Before the occupation, life was different. “We had sheep, we were doing farming, we were in a much better situation. We sold the sheep because of the bombings. We couldn’t keep the land any more ... We had to move.”
Amra says her family had no option but to flee Sinjar. “We had to come here. We had to leave with just the clothes that we were wearing. We had nothing else ... There was nothing left.”
Sara (40) says her husband earns a daily wage of 3,000 Iraqi dinars (€2.10) working in construction. Their home is “so basic” that she “keeps buckets inside for the dripping [rain]. We even put a plastic cover over the blanket so that if it rains we can still be warm”.
Even 15,000 dinars a day would barely be enough to get “the very basics”, including vegetables, milk and nappies, she says. “For us, having one meal of chicken every 10 or 15 days is a great achievement ... I really wish I could buy my own stuff instead of getting gifts from the neighbours.”
Seventeen women are taking part in the skills training. The social worker overseeing the project says the workshops – which they also run for sewing and candle making – are beneficial but women need more help. “If they learn to sew but go home and don’t have a sewing machine, what are they going to do? If she [can do] hairstyles but goes home and can’t open a business, how is that helping? Our budget is very small so the things that we can provide are very limited.”
Walaa M Ahmed, who set up Better World, spoke at the One Young World Summit in Belfast last year. She says the organisation has supported more than 10,000 women and adolescents through their programmes, and 100 women have gone on to start their own businesses.
“Isis continues to mount insurgent actions in Iraq and Syria and it operates in many countries around the world. In Iraq, the scale of its destruction is unimaginable,” she says.
The Iraqi government is pushing to close all remaining displaced-person camps by this summer. Some 650,000 people are thought to be living in camps in the Kurdistan region. This includes about 280,000 Yazidis, a Kurdish religious minority considered “infidels” by Islamic State, which murdered thousands of Yazidi men and trafficked thousands of Yazidi women into sex slavery.
The number of Iraqis requiring humanitarian assistance dropped from 11 million in 2017 to 2.5 million in 2022, says Islam of the Norwegian Refugee Council. While Iraq’s government should be “able, and in a position, to take over responsibilities”, he adds, “it is important to temper optimism with caution. Painstaking gains in livelihoods and economic security can easily be undone – including by climate change – and there continues to be a need for targeted humanitarian assistance [from aid agencies] to communities who face complex barriers to securing a sustainable solution to displacement.”

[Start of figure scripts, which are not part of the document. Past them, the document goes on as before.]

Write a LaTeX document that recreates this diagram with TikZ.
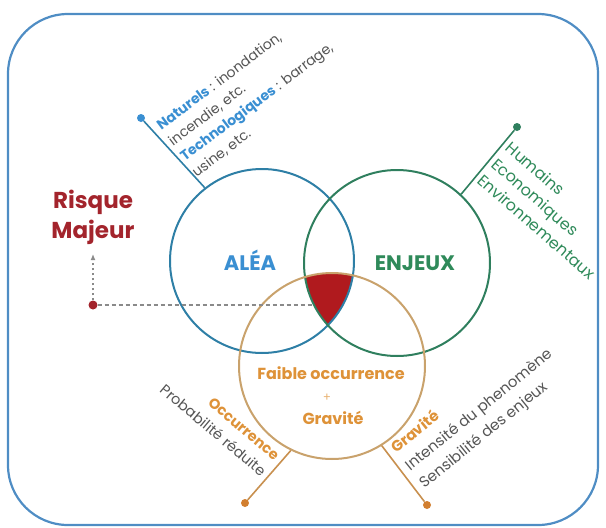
\documentclass[tikz,border=0pt]{standalone}
\usepackage{fontspec}
\setmainfont{Poppins}
\usetikzlibrary{arrows.meta,calc}
\definecolor{framec}{HTML}{4F8DC4}
\definecolor{aleac}{HTML}{2E7FA6}
\definecolor{aleat}{HTML}{3A8FD2}
\definecolor{enjc}{HTML}{2F7F5E}
\definecolor{enjt}{HTML}{2F8A5A}
\definecolor{occc}{HTML}{C9A26C}
\definecolor{occt}{HTML}{DE9238}
\definecolor{occl}{HTML}{C8904F}
\definecolor{occd}{HTML}{D27F2F}
\definecolor{redfill}{HTML}{B01A1E}
\definecolor{riskc}{HTML}{A3242C}
\definecolor{graytxt}{HTML}{555555}
\definecolor{dashc}{HTML}{8A8A8A}
\begin{document}
\begin{tikzpicture}[x=1pt,y=-1pt,
  ring/.style={circle, draw, line width=2pt, minimum size=#1, inner sep=0pt},
  calldot/.style={circle, fill, inner sep=0pt, minimum size=8pt},
  callline/.style={line width=1.6pt},
  bigword/.style={font=\fontsize{21}{25}\selectfont\bfseries, inner sep=0pt},
  sidetxt/.style={text=graytxt, inner sep=0pt, align=left},
  dashline/.style={dashc, line width=1.3pt, dash pattern=on 4pt off 3pt},
  dotline/.style={dashc, line width=1.2pt, dash pattern=on 2pt off 3pt}
]
\useasboundingbox (0,0) rectangle (606,528);
% frame
\draw[framec, line width=2.2pt, rounded corners=60pt] (8,14) rectangle (598,525);
% red intersection
\begin{scope}
  \clip (262,261) circle (92);
  \clip (397,263) circle (93);
  \fill[redfill] (332,366) circle (93);
\end{scope}
% circles
\node[ring=184pt, draw=aleac] (alea) at (262,261) {};
\node[ring=186pt, draw=enjc] (enjeux) at (397,263) {};
\node[ring=186pt, draw=occc] (occ) at (332,366) {};
% labels in circles
\node[bigword, text=aleat, anchor=base] (lalea) at (250,270) {ALÉA};
\node[bigword, text=enjt, anchor=base] (lenj) at (415,270) {ENJEUX};
\node[font=\fontsize{16}{20}\selectfont\bfseries, text=occt, anchor=base, inner sep=0pt] (faible) at (331,379) {Faible occurrence};
\node[font=\fontsize{12}{14}\selectfont, text=occt!70, inner sep=0pt] (plus) at (327,398) {+};
\node[font=\fontsize{16}{20}\selectfont\bfseries, text=occt, anchor=base, inner sep=0pt] (grav) at (333,424) {Gravité};
% Risque majeur
\node[font=\fontsize{23}{30}\selectfont\bfseries, text=riskc, align=center, anchor=north, inner sep=0pt] (risk) at (93,190) {Risque\\Majeur};
\node[calldot, fill=riskc, minimum size=9pt] (rdot) at (93,305) {};
\coordinate (rtip) at (93,254);
\coordinate (dend) at (314,305);
\draw[dashline] (rdot) -- (dend);
\draw[dotline, -{Latex[length=6pt,width=5pt]}] (rdot) -- (rtip);
% blue callout
\node[calldot, fill=aleat] (bdot) at (141,118) {};
\draw[callline, draw=aleac] (bdot) -- (alea.128);
\node[sidetxt, font=\fontsize{14}{19.5}\selectfont, rotate=37, anchor=north west] (btxt) at (154.7,122.2)
  {\textbf{\color{aleat}Naturels} : inondation,\\incendie, etc.\\\textbf{\color{aleat}Technologiques} : barrage,\\usine, etc.};
% green callout
\node[calldot, fill=enjc] (gdot) at (517,127) {};
\draw[callline, draw=enjc] (gdot) -- (enjeux.47);
\node[sidetxt, text=enjt, font=\fontsize{16}{21.5}\selectfont, rotate=-41, anchor=north west] (gtxt) at (512.7,140.3)
  {Humains\\Economiques\\Environnementaux};
% orange left callout
\node[calldot, fill=occd] (odl) at (245,503) {};
\draw[callline, draw=occl] (odl) -- (occ.244);
\node[sidetxt, align=right, font=\fontsize{14.5}{21}\selectfont, rotate=-40, anchor=north east] (otl) at (281,453)
  {\textbf{\color{occt}Occurrence}\\Probabilité réduite};
% orange right callout
\node[calldot, fill=occd] (odr) at (427,505) {};
\draw[callline, draw=occl] (odr) -- (occ.302);
\node[sidetxt, font=\fontsize{15}{22.5}\selectfont, rotate=39, anchor=north west] (otr) at (388,444)
  {\textbf{\color{occt}Gravité}\\Intensité du phenomène\\Sensibilité des enjeux};
\end{tikzpicture}
\end{document}
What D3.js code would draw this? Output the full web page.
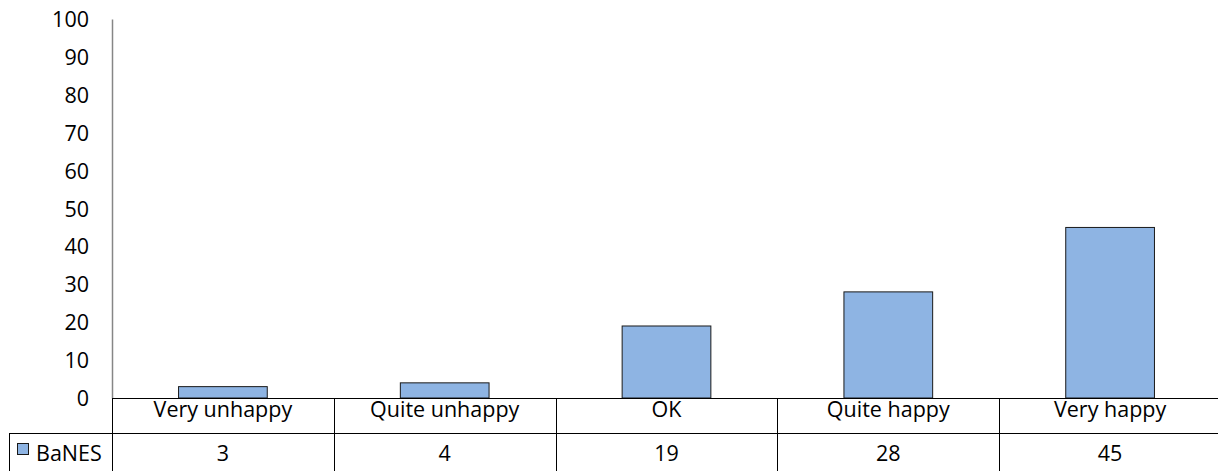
<!DOCTYPE html>
<html><head><meta charset="utf-8">
<script src="https://cdn.jsdelivr.net/npm/d3@7"></script>
<style>
html,body{margin:0;padding:0;background:#fff;}
svg{display:block;font-family:"Open Sans",sans-serif;}
</style></head>
<body>
<svg id="c" width="1218" height="471"></svg>
<script>
const categories = ["Very unhappy","Quite unhappy","OK","Quite happy","Very happy"];
const seriesName = "BaNES";
const values = [3,4,19,28,45];
const yTicks = [0,10,20,30,40,50,60,70,80,90,100];

(function(){
const svg = d3.select("#c");
const mLeft = 112, mRight = 1221, mTop = 19, base = 398;
const row1 = 433, row2 = 471;
const x = d3.scaleBand().domain(categories).range([mLeft, mRight]).padding(0);
const y = d3.scaleLinear().domain([0,100]).range([base, mTop]);
const font = 21.5;

// y axis
const ya = svg.append("g").attr("transform",`translate(${mLeft},0)`)
  .call(d3.axisLeft(y).tickValues(yTicks).tickSize(0).tickPadding(23));
ya.select(".domain").attr("stroke","#868686").attr("stroke-width",1.5);
ya.selectAll("text").attr("font-size",font).attr("fill","#000").attr("font-family","'Open Sans',sans-serif").attr("dy","0.35em");

// bars
const bw = x.bandwidth()*0.4;
svg.append("g").selectAll("rect").data(values).join("rect")
  .attr("x",(d,i)=>x(categories[i])+x.bandwidth()/2-bw/2)
  .attr("y",d=>y(d))
  .attr("width",bw)
  .attr("height",d=>y(0)-y(d))
  .attr("fill","#8EB4E3").attr("stroke","#1a1a1a").attr("stroke-width",1);

// table lines
const g = svg.append("g").attr("stroke","#000").attr("stroke-width",1).attr("shape-rendering","crispEdges");
g.append("line").attr("x1",mLeft).attr("x2",mRight).attr("y1",base+0.5).attr("y2",base+0.5);
g.append("line").attr("x1",9).attr("x2",mRight).attr("y1",row1+0.5).attr("y2",row1+0.5);
g.append("line").attr("x1",9.5).attr("x2",9.5).attr("y1",row1).attr("y2",row2);
categories.forEach((c,i)=>{
  if(i===0) return;
  const xx = Math.round(x(c))+0.5;
  g.append("line").attr("x1",xx).attr("x2",xx).attr("y1",base).attr("y2",row2);
});
g.append("line").attr("x1",mLeft+0.5).attr("x2",mLeft+0.5).attr("y1",base).attr("y2",row2);

// category labels
svg.append("g").selectAll("text").data(categories).join("text")
  .attr("x",d=>x(d)+x.bandwidth()/2).attr("y",417)
  .attr("text-anchor","middle").attr("font-size",font).attr("fill","#000").text(d=>d);
// values
svg.append("g").selectAll("text").data(values).join("text")
  .attr("x",(d,i)=>x(categories[i])+x.bandwidth()/2).attr("y",461)
  .attr("text-anchor","middle").attr("font-size",font).attr("fill","#000").text(d=>d);
// legend key
svg.append("rect").attr("x",17.5).attr("y",443.5).attr("width",11).attr("height",11)
  .attr("fill","#8EB4E3").attr("stroke","#1a1a1a").attr("stroke-width",1);
svg.append("text").attr("x",36).attr("y",461).attr("font-size",font).attr("fill","#000").text(seriesName);
})();
</script>
</body></html>
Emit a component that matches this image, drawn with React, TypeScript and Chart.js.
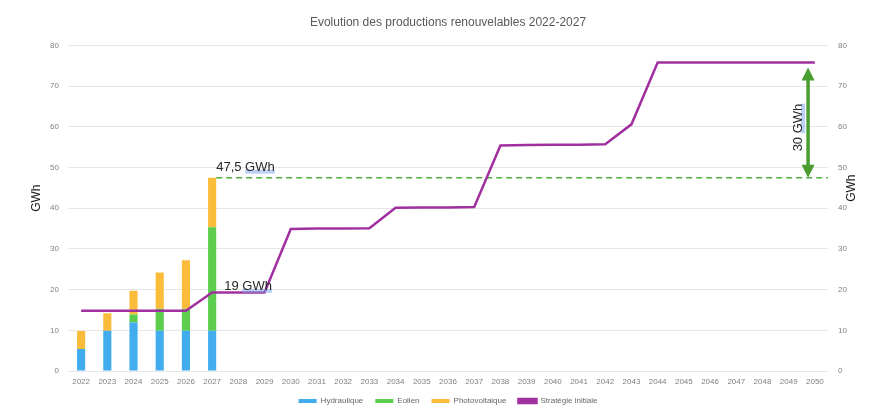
import React, { useEffect, useRef } from "react";
import { Chart, registerables } from "chart.js";

Chart.register(...registerables);

const YEARS = [
  "2022","2023","2024","2025","2026","2027","2028","2029","2030","2031",
  "2032","2033","2034","2035","2036","2037","2038","2039","2040","2041",
  "2042","2043","2044","2045","2046","2047","2048","2049","2050",
];
const HYDRAULIQUE = [5.4, 9.9, 11.9, 9.9, 9.9, 9.9];
const EOLIEN = [0, 0, 2.0, 5.4, 5.4, 25.4];
const PHOTOVOLTAIQUE = [4.4, 4.3, 5.8, 8.9, 11.9, 12.2];
const STRATEGIE = [
  14.8, 14.8, 14.8, 14.8, 14.8, 19.3, 19.3, 19.3, 34.9, 35.0,
  35.0, 35.1, 40.1, 40.2, 40.2, 40.3, 55.4, 55.5, 55.6, 55.6,
  55.7, 60.6, 75.8, 75.8, 75.8, 75.8, 75.8, 75.8, 75.8,
];
const Y_TICKS = [0, 10, 20, 30, 40, 50, 60, 70, 80];
const TARGET_2027 = 47.5;
const TARGET_LABEL = "47,5 GWh";
const STRAT_2027 = 19.3;
const STRAT_LABEL = "19 GWh";
const GAP_LABEL = "30 GWh";
const ARROW_TOP = 74.6;
const ARROW_INDEX = 27.74;

const TITLE = "Evolution des productions renouvelables 2022-2027";
const FONT = "'Liberation Sans', Arial, sans-serif";

const annotations = {
  id: "annotations",
  beforeDatasetsDraw(chart: any) {
    const { ctx, chartArea } = chart;
    const yS = chart.scales.y;
    const bar = chart.getDatasetMeta(2).data[5];
    const yT = yS.getPixelForValue(TARGET_2027);
    ctx.save();
    ctx.strokeStyle = "#4caf3a";
    ctx.lineWidth = 1.5;
    ctx.setLineDash([6, 4]);
    ctx.beginPath();
    ctx.moveTo(bar.x + bar.width / 2, yT);
    ctx.lineTo(chartArea.right, yT);
    ctx.stroke();
    ctx.restore();
  },
  afterDatasetsDraw(chart: any) {
    const { ctx, chartArea } = chart;
    const yS = chart.scales.y;
    const xS = chart.scales.x;
    const bar = chart.getDatasetMeta(2).data[5];
    const barRight = bar.x + bar.width / 2;
    ctx.save();
    ctx.font = `13px ${FONT}`;
    ctx.textBaseline = "alphabetic";
    ctx.textAlign = "left";

    const drawLabel = (txt: string, x: number, base: number) => {
      const parts = txt.split(" ");
      const w1 = ctx.measureText(parts[0] + " ").width;
      const w2 = ctx.measureText(parts.slice(1).join(" ")).width;
      ctx.fillStyle = "rgba(120,165,235,0.5)";
      ctx.fillRect(x + w1, base - 1, w2, 4);
      ctx.fillStyle = "#262626";
      ctx.fillText(txt, x, base);
    };

    // 47,5 GWh
    drawLabel(TARGET_LABEL, barRight, yS.getPixelForValue(TARGET_2027) - 7);
    // 19 GWh
    drawLabel(STRAT_LABEL, barRight + 8, yS.getPixelForValue(STRAT_2027) - 2.5);

    // double arrow
    const ax = xS.getPixelForValue(ARROW_INDEX);
    const yTop = yS.getPixelForValue(ARROW_TOP);
    const yBot = yS.getPixelForValue(TARGET_2027);
    const head = 13;
    const hw = 6.5;
    ctx.fillStyle = "#4a9e2f";
    ctx.strokeStyle = "#4a9e2f";
    ctx.lineWidth = 3.5;
    ctx.beginPath();
    ctx.moveTo(ax, yTop + head - 1);
    ctx.lineTo(ax, yBot - head + 1);
    ctx.stroke();
    ctx.beginPath();
    ctx.moveTo(ax, yTop);
    ctx.lineTo(ax - hw, yTop + head);
    ctx.lineTo(ax + hw, yTop + head);
    ctx.closePath();
    ctx.fill();
    ctx.beginPath();
    ctx.moveTo(ax, yBot);
    ctx.lineTo(ax - hw, yBot - head);
    ctx.lineTo(ax + hw, yBot - head);
    ctx.closePath();
    ctx.fill();

    // 30 GWh rotated
    ctx.save();
    const cy = (yTop + yBot) / 2 + 5;
    ctx.translate(ax - 6, cy);
    ctx.rotate(-Math.PI / 2);
    const tw = ctx.measureText(GAP_LABEL).width;
    drawLabel(GAP_LABEL, -tw / 2, 0);
    ctx.restore();

    // axis titles
    ctx.font = `12px ${FONT}`;
    ctx.fillStyle = "#1a1a1a";
    ctx.textAlign = "center";
    ctx.textBaseline = "middle";
    const midY = (chartArea.top + chartArea.bottom) / 2 - 10;
    ctx.save();
    ctx.translate(chartArea.left - 31, midY);
    ctx.rotate(-Math.PI / 2);
    ctx.fillText("GWh", 0, 0);
    ctx.restore();
    ctx.save();
    ctx.translate(chartArea.right + 24, midY - 10);
    ctx.rotate(-Math.PI / 2);
    ctx.fillText("GWh", 0, 0);
    ctx.restore();

    ctx.restore();
  },
};

export default function App() {
  const ref = useRef<HTMLCanvasElement | null>(null);

  useEffect(() => {
    if (!ref.current) return;
    const tickFont = { family: FONT, size: 8 };
    const chart = new Chart(ref.current, {
      type: "bar",
      data: {
        labels: YEARS,
        datasets: [
          {
            type: "line",
            label: "Stratégie initiale",
            data: STRATEGIE,
            borderColor: "#a0309f",
            backgroundColor: "#a0309f",
            borderWidth: 2.5,
            pointRadius: 0,
            tension: 0,
            stack: "line",
            order: 0,
          } as any,
          {
            label: "Hydraulique",
            data: HYDRAULIQUE,
            backgroundColor: "#41adef",
            stack: "bars",
            order: 1,
            barPercentage: 0.31,
            categoryPercentage: 1,
          },
          {
            label: "Eolien",
            data: EOLIEN,
            backgroundColor: "#5ccd4c",
            stack: "bars",
            order: 1,
            barPercentage: 0.31,
            categoryPercentage: 1,
          },
          {
            label: "Photovoltaique",
            data: PHOTOVOLTAIQUE,
            backgroundColor: "#fbbb3b",
            stack: "bars",
            order: 1,
            barPercentage: 0.31,
            categoryPercentage: 1,
          },
        ],
      },
      options: {
        animation: false,
        responsive: false,
        layout: { padding: { left: 0, right: 0, top: 0, bottom: -5 } },
        plugins: {
          tooltip: { enabled: false },
          title: {
            display: true,
            text: TITLE,
            fullSize: false,
            color: "#595959",
            font: { family: FONT, size: 12, weight: "normal" },
            padding: { top: 15, bottom: 16 },
          },
          legend: {
            position: "bottom",
            fullSize: false,
            labels: {
              boxWidth: 18,
              boxHeight: 4,
              padding: 12,
              color: "#666666",
              font: { family: FONT, size: 8 },
              sort: (a: any, b: any) => {
                const rank = (i: any) => (i.datasetIndex === 0 ? 99 : i.datasetIndex);
                return rank(a) - rank(b);
              },
            },
          },
        },
        scales: {
          x: {
            stacked: true,
            grid: { display: false, drawTicks: false },
            border: { display: false },
            ticks: {
              color: "#808080",
              font: tickFont,
              padding: 6,
              maxRotation: 0,
              autoSkip: false,
            },
            afterFit: (s: any) => {
              s.height = 14;
            },
          },
          y: {
            position: "left",
            stacked: true,
            min: 0,
            max: 80,
            afterBuildTicks: (s: any) => {
              s.ticks = Y_TICKS.map((v) => ({ value: v }));
            },
            grid: { color: "#e6e6e6", lineWidth: 1, drawTicks: false },
            border: { display: false },
            ticks: { color: "#808080", font: tickFont, padding: 9 },
            afterFit: (s: any) => {
              s.width = 68;
            },
          },
          y1: {
            position: "right",
            min: 0,
            max: 80,
            afterBuildTicks: (s: any) => {
              s.ticks = Y_TICKS.map((v) => ({ value: v }));
            },
            grid: { display: false, drawTicks: false },
            border: { display: false },
            ticks: { color: "#808080", font: tickFont, padding: 10 },
            afterFit: (s: any) => {
              s.width = 42;
            },
          },
        },
      } as any,
      plugins: [annotations],
    });
    return () => chart.destroy();
  }, []);

  return (
    <div style={{ position: "absolute", left: 0, top: 0, width: 870, height: 410, background: "#fff" }}>
      <canvas ref={ref} width={870} height={410} style={{ width: 870, height: 410, display: "block" }} />
    </div>
  );
}
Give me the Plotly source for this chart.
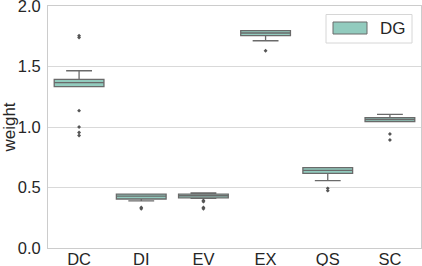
import plotly.graph_objects as go

categories = ["DC", "DI", "EV", "EX", "QS", "SC"]
q1 = [1.333, 0.405, 0.415, 1.755, 0.617, 1.044]
median = [1.366, 0.428, 0.432, 1.777, 0.642, 1.062]
q3 = [1.394, 0.446, 0.445, 1.796, 0.664, 1.077]
lowerfence = [1.333, 0.390, 0.410, 1.713, 0.556, 1.044]
upperfence = [1.465, 0.446, 0.455, 1.796, 0.664, 1.105]

outlier_x = ["DC", "DC", "DC", "DC", "DC", "DC",
             "DI", "DI",
             "EV", "EV", "EV", "EV",
             "EX",
             "QS", "QS",
             "SC", "SC"]
outlier_y = [1.755, 1.740, 1.135, 1.000, 0.955, 0.930,
             0.335, 0.325,
             0.392, 0.383, 0.335, 0.325,
             1.630,
             0.493, 0.474,
             0.942, 0.893]

y_ticks = [0.0, 0.5, 1.0, 1.5, 2.0]
series_name = "DG"

fill = "#92cbbe"
edge = "#6a6a6a"
font = "Liberation Sans, Arial, sans-serif"

fig = go.Figure()
fig.add_trace(go.Box(
    x=categories, q1=q1, median=median, q3=q3,
    lowerfence=lowerfence, upperfence=upperfence,
    name=series_name, fillcolor=fill,
    line=dict(color=edge, width=1.3),
    width=0.8, whiskerwidth=0.52, boxpoints=False,
    showlegend=False,
))
fig.add_trace(go.Scatter(
    x=outlier_x, y=outlier_y, mode="markers",
    marker=dict(symbol="diamond", size=3, color="#555555"),
    showlegend=False, hoverinfo="y",
))

# legend drawn in paper coordinates
fig.add_shape(type="rect", xref="paper", yref="paper",
              x0=(326 - 48) / 373, x1=(412 - 48) / 373,
              y0=(248 - 43) / 242, y1=(248 - 14.5) / 242,
              line=dict(color="#d6d6d6", width=1), fillcolor="rgba(255,255,255,0.8)")
fig.add_shape(type="rect", xref="paper", yref="paper",
              x0=(333 - 48) / 373, x1=(367 - 48) / 373,
              y0=(248 - 34) / 242, y1=(248 - 22) / 242,
              line=dict(color=edge, width=1), fillcolor=fill)
fig.add_annotation(xref="paper", yref="paper",
                   x=(378 - 48) / 373, y=(248 - 28.5) / 242,
                   xanchor="left", yanchor="middle", showarrow=False,
                   text=series_name, font=dict(size=17, color="#262626", family=font))

fig.update_layout(
    width=422, height=266,
    margin=dict(l=48, r=1, t=6, b=18, autoexpand=False),
    paper_bgcolor="white", plot_bgcolor="white",
    font=dict(family=font, size=16, color="#262626"),
    showlegend=False,
    xaxis=dict(
        type="category", categoryorder="array", categoryarray=categories,
        range=[-0.5, 5.5], showgrid=False, zeroline=False, automargin=False,
        showline=True, linecolor="#cccccc", linewidth=1, mirror=True,
        ticks="", ticklabelstandoff=-4, ticklabeloverflow="allow",
        tickfont=dict(size=16.5, family=font, color="#262626"),
    ),
    yaxis=dict(
        range=[0, 2], tickvals=y_ticks, ticktext=[f"{v:.1f}" for v in y_ticks],
        showgrid=True, gridcolor="#d9d9d9", gridwidth=1, zeroline=False,
        automargin=False,
        showline=True, linecolor="#cccccc", linewidth=1, mirror=True,
        ticks="", ticklabelstandoff=3, ticklabeloverflow="allow",
        tickfont=dict(size=16.5, family=font, color="#262626"),
        title=dict(text="weight", font=dict(size=17, family=font, color="#262626"), standoff=4),
    ),
)

fig.write_html("out.html", config={"displayModeBar": False},
               post_script="document.body.style.margin='0px';document.body.style.padding='0px';")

Displaced women are particularly vulnerable, he says. “The war left a generation of orphans and widows who now face both social stigma and legal barriers to reclaiming their rights. Much of this vulnerability is tied to the lack of civil documentation, including restoration of core identity documents and property deeds. Social stigma also plays a part – [the Norwegian Refugee Council] is aware of many instances where single mothers have been shunned by families and wider communities and forced to move to unsafe locations.”
While there has been some progress by the government, he says, “access to courts and to judicial remedy remains expensive and time consuming, leaving women-headed households particularly prone to exploitation and abuse. In effect this means women are more likely to be left behind and more likely to slide into food insecurity and poverty.”
There is also an increasing risk from climate change. Summer temperatures in Iraq have been exceeding 50 degrees. Some 130,000 Iraqis were displaced by climate change in 2016-2023, according to the UN. Last year, in areas including Kirkuk, Nineveh and Salahaddin, 60 per cent of farmers told the Norwegian Refugee Council they had to cultivate less land or use less water because of weather-related issues, Islam says. In Sinjar and Ba’aj, one in four of the small-scale farmers interviewed said they had been forced to give up farming altogether.